Islamic community liaisons with authorities are now commonplace in Canada, home to some 350,000 Muslims.
“Since 9/11 the community has been working very closely with the RCMP (Royal Canadian Mounted Police),” Badat said.
The new credo at Canadian mosques is “if you know someone is turning to extremism, then you have to stop him,” said Khan.
Beyond that, “it’s important to reduce the level of hysteria” and avoid linking Islam with extremism, he said.
Following the arrests and convictions of the so-called “Toronto 18″ for plotting to attack parliament, a nuclear power plant and the Toronto stock exchange in 2006, many Canadian Muslims have feared some kind of backlash.
Recent allegations of Canadian Muslims’ involvement in a deadly Shebab attack on the main courthouse in the Somali capital Mogadishu and a desert gas plant attack in Algeria have further exacerbated apprehensions.

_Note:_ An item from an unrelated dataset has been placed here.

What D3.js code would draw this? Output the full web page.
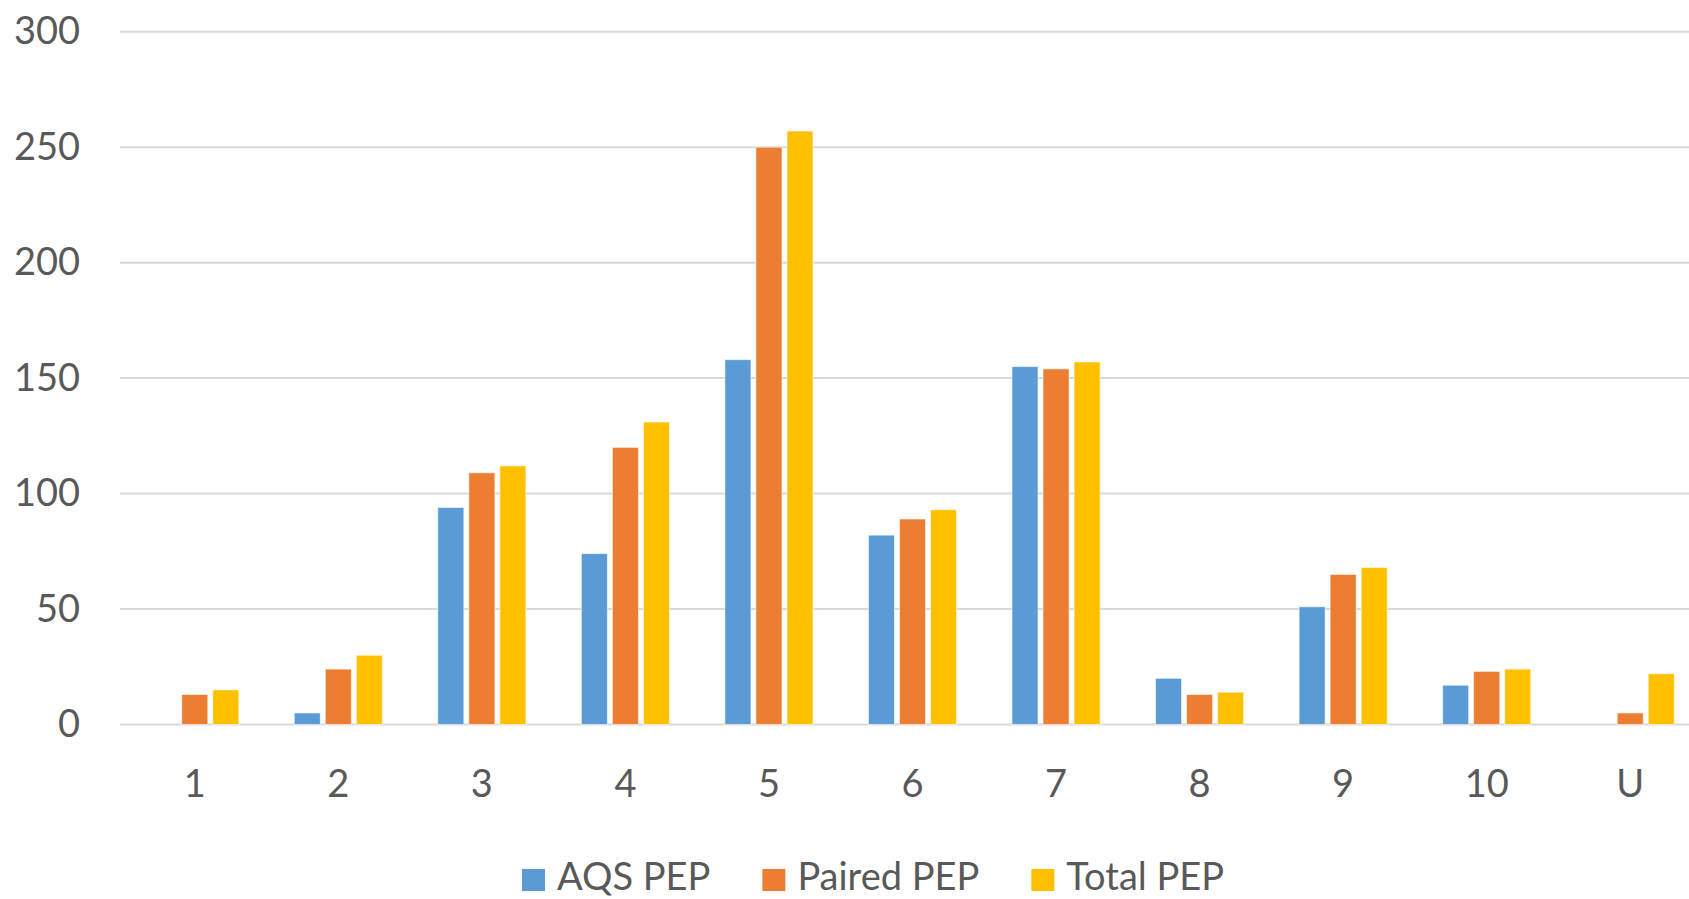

“We have no appetite for radicalism here,” said Hussein Hamdani, a Toronto lawyer and member of a federal special anti-terrorism committee.
Toronto, a vastly multicultural metropolis with six million residents, half of them immigrants — has been welcoming to Muslims who forged a “fast-growing community,” he said.
A shining example is the Aga Khan museum set to open in 2014. About $300 million has been poured into construction of the Islamic cultural center.
“We have people from all over the world here, it’s what makes this city unique,” said Khan.
The rapid influx of Muslims has led to a shortage of imams, but anyone preaching violent or extremist views is immediately barred from mosques, he insists.
“Very radical Islamists don’t have permanent imams (here), they don’t have any kind of public stage. The community is quite moderate,” said Wesley Wark, a terrorism expert at Ottawa University.
Khan admits “there are many people who seek to radicalize” impressionable young people. “We must not deny it,” he said, noting that “extremists don’t need a case” to act.
The problem, according to Badat, is that “we don’t have a magic wand to determine which bad ideas are in the mind of some individuals.”